In truth, few Republicans were on the floor to hear that speech, and those who were there showed no signs of discomfort, as they often do. Republican leaders backed away within hours, conceding they never had the votes they had promised.
Democrats found strength in numbers, saying nearly two-thirds of their members voted for the bill. If anyone is to blame for a record sell-off on Wall Street, Democrats said, it was the party that provided just 65 votes.
For Bush, the defeat was the starkest sign yet that a president who once had lockstep support among congressional Republicans has all but lost his influence. He has had vetoes overridden, on a water projects bill and a major agriculture measure, but nothing to compare with the defeat of a measure he had said was critical to the nation's economy.

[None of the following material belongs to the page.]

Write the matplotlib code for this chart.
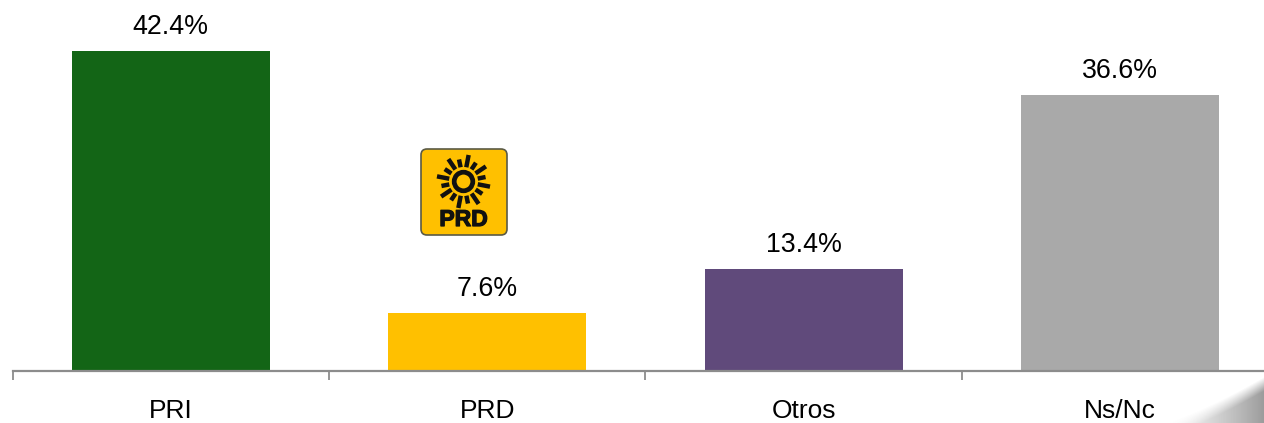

In the days before the vote, the presifdent addressed the nation about the urgency of the plan, spoke out daily, even summoned congressional leaders and the two presidential candidates to the White House.
The divisions in both the Republican and Democratic ranks that had bedeviled negotiators simply could not be mended that easily. House Republican leaders acknowledged they let Pelosi put the bill on the floor with at least a dozen Republican votes still needed. But they thought they could win them over, with stock prices falling and time running out.
Conservative Republicans who have been decrying the bailout never wavered in their opposition, nor did liberal Democrats who saw the measure as a rescue plan for Wall Street millionaires. And House members in tough re-election bids abandoned the legislation in droves.
"What happened today cannot stand," Pelosi said. "We must move forward, and I hope that the markets will take that message."